How your partner can help

Your significant other’s research can help you make a smooth transition to a new opportunity.

By Jeff Hinds, MHA | Job Doctor | Summer 2018

 

Stack of hands. Unity and teamwork concept.

I’m both an adviser who has helped hundreds of physicians with their job searches and the spouse of a physician who has gone through the same process.

As such, I’ve seen firsthand how physicians struggle to manage all aspects of their search while simultaneously juggling the heavy demands of their current position or training program responsibilities.

Because of this, one of my biggest pieces of advice for physician job-seekers is to lean on all the resources available to help you maximize your efficiency and minimize your stress. One of those resources? Your spouse or significant other—someone who is equally invested in making sure this is a smooth and successful transition.

There are some key areas where your spouse can help ensure you are fully prepared for your job search.

Before you begin a search

At the onset of your search, you should be gathering and updating all of your application materials, such as your CV, cover letter, reference list, etc.

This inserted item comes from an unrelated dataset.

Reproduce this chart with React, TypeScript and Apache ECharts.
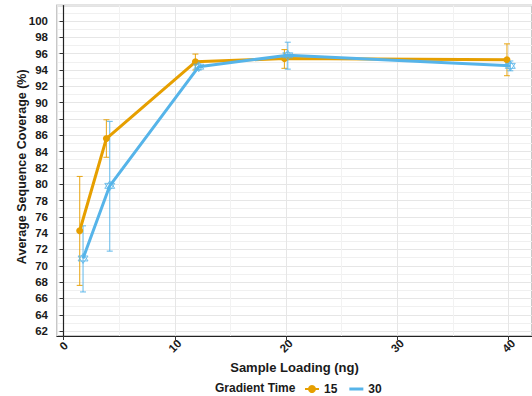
import React, { useEffect, useRef } from "react";
import * as echarts from "echarts";

const loading = [1.6, 4, 12, 20, 40];
const cov15 = [74.3, 85.6, 95.0, 95.4, 95.25];
const lo15 = [67.6, 83.3, 94.0, 94.2, 93.3];
const hi15 = [80.95, 87.9, 95.95, 96.5, 97.2];
const cov30 = [70.9, 79.8, 94.4, 95.8, 94.5];
const lo30 = [66.8, 71.8, 94.0, 94.1, 93.9];
const hi30 = [74.9, 87.7, 94.9, 97.4, 95.1];
const groups = ["15", "30"];

const ORANGE = "#E69F00";
const BLUE = "#56B4E9";
const FONT = "'Liberation Sans', Arial, sans-serif";
const DODGE = 0.15;
const STAR = "path://M0,-10 L8.66,5 L-8.66,5 Z M0,10 L8.66,-5 L-8.66,-5 Z";
const BAR_ICON = "path://M0,0 L14,0 L14,3 L0,3 Z";

function errSeries(name: string, xs: number[], lo: number[], hi: number[], color: string) {
  return {
    type: "custom",
    name,
    z: 1,
    silent: true,
    data: xs.map((x, i) => [x, lo[i], hi[i]]),
    encode: { x: 0, y: [1, 2] },
    renderItem: (params: any, api: any) => {
      const x = api.value(0);
      const p1 = api.coord([x, api.value(1)]);
      const p2 = api.coord([x, api.value(2)]);
      const hw = 3;
      const style = { stroke: color, lineWidth: 1.1, opacity: 0.85 };
      return {
        type: "group",
        children: [
          { type: "line", shape: { x1: p1[0], y1: p1[1], x2: p2[0], y2: p2[1] }, style },
          { type: "line", shape: { x1: p1[0] - hw, y1: p1[1], x2: p1[0] + hw, y2: p1[1] }, style },
          { type: "line", shape: { x1: p2[0] - hw, y1: p2[1], x2: p2[0] + hw, y2: p2[1] }, style },
        ],
      };
    },
  };
}

export default function App() {
  const ref = useRef<HTMLDivElement>(null);
  useEffect(() => {
    const chart = echarts.init(ref.current!, null, { renderer: "svg" });
    const x15 = loading.map((x) => x - DODGE);
    const x30 = loading.map((x) => x + DODGE);
    const axisLabel = { fontFamily: FONT, fontWeight: "bold", fontSize: 11.5, color: "#1a1a1a" };
    chart.setOption({
      animation: false,
      backgroundColor: "#fff",
      grid: {
        left: 57,
        top: 5.5,
        right: -3,
        bottom: 60,
        show: true,
        borderColor: "#c8c8c8",
        borderWidth: 2,
      },
      graphic: [
        {
          type: "text",
          x: 215,
          y: 388,
          style: {
            text: "Gradient Time",
            font: `bold 12px ${FONT}`,
            fill: "#1a1a1a",
            verticalAlign: "middle",
          },
        },
      ],
      legend: {
        data: [
          { name: groups[0] },
          { name: groups[1], icon: BAR_ICON, itemStyle: { color: BLUE, borderWidth: 0 } },
        ],
        left: 304,
        top: 383,
        padding: 0,
        itemWidth: 14,
        itemHeight: 10,
        itemGap: 12,
        textStyle: { fontFamily: FONT, fontWeight: "bold", fontSize: 12, color: "#1a1a1a" },
      },
      xAxis: {
        type: "value",
        min: -0.59,
        max: 42.1,
        splitNumber: 5,
        name: "Sample Loading (ng)",
        nameLocation: "middle",
        nameGap: 25,
        nameMoveOverlap: false,
        nameTextStyle: { fontFamily: FONT, fontWeight: "bold", fontSize: 13, color: "#1a1a1a" },
        axisLine: { show: true, lineStyle: { color: "#222", width: 1.2 } },
        axisTick: { show: true, length: 4, lineStyle: { color: "#333" } },
        axisLabel: {
          ...axisLabel,
          rotate: 45,
          align: "center",
          verticalAlign: "middle",
          margin: 10,
          showMinLabel: false,
          showMaxLabel: false,
        },
        splitLine: { show: true, lineStyle: { color: "#e6e6e6", width: 1 } },
        minorTick: { show: false, splitNumber: 2 },
        minorSplitLine: { show: true, lineStyle: { color: "#f2f2f2", width: 1 } },
      },
      yAxis: {
        type: "value",
        min: 61.4,
        max: 101.9,
        splitNumber: 20,
        name: "Average Sequence Coverage (%)",
        nameLocation: "middle",
        nameGap: 29,
        nameMoveOverlap: false,
        nameTextStyle: {
          fontFamily: FONT,
          fontWeight: "bold",
          fontSize: 12.5,
          color: "#1a1a1a",
          padding: [0, 0, 0, 8],
        },
        axisLine: { show: true, lineStyle: { color: "#222", width: 1.2 } },
        axisTick: { show: true, length: 4, lineStyle: { color: "#333" } },
        axisLabel: { ...axisLabel, margin: 9, showMinLabel: false, showMaxLabel: false },
        splitLine: { show: true, lineStyle: { color: "#e6e6e6", width: 1 } },
        minorTick: { show: false, splitNumber: 2 },
        minorSplitLine: { show: true, lineStyle: { color: "#f0f0f0", width: 1 } },
      },
      series: [
        errSeries("err15", x15, lo15, hi15, ORANGE),
        errSeries("err30", x30, lo30, hi30, BLUE),
        {
          type: "line",
          name: groups[0],
          z: 2,
          data: x15.map((x, i) => [x, cov15[i]]),
          symbol: "circle",
          symbolSize: 7,
          showAllSymbol: true,
          itemStyle: { color: ORANGE },
          lineStyle: { color: ORANGE, width: 3 },
        },
        {
          type: "line",
          name: groups[1],
          z: 3,
          data: x30.map((x, i) => [x, cov30[i]]),
          symbol: STAR,
          symbolSize: 10,
          showAllSymbol: true,
          itemStyle: { color: "rgba(86,180,233,0.15)", borderColor: BLUE, borderWidth: 0.8 },
          lineStyle: { color: BLUE, width: 3 },
        },
      ],
    });
    return () => chart.dispose();
  }, []);
  return (
    <div
      ref={ref}
      style={{ position: "absolute", left: 0, top: 0, width: 532, height: 396 }}
    />
  );
}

Don’t underestimate the importance of these materials. They not only help you get a foot in the door, but when all else is equal among candidates, it’s often the seemingly minor details that can make a difference in the end.

Pay attention to those details. Have your spouse proofread all your documents to ensure there are no formatting or grammatical errors. This is also the time to take a step back and, with your spouse, define your job-search parameters. Which geographic locations or regions are the best fits for your family? Your spouse can also help you reflect as you determine which practice types or settings are most conducive to both your personality and your career aspirations.

During your search

As you begin applying to opportunities and receiving invitations to interview, it’s time to conduct further research into each location to determine the potential fit for your family. Your spouse can help you with this research.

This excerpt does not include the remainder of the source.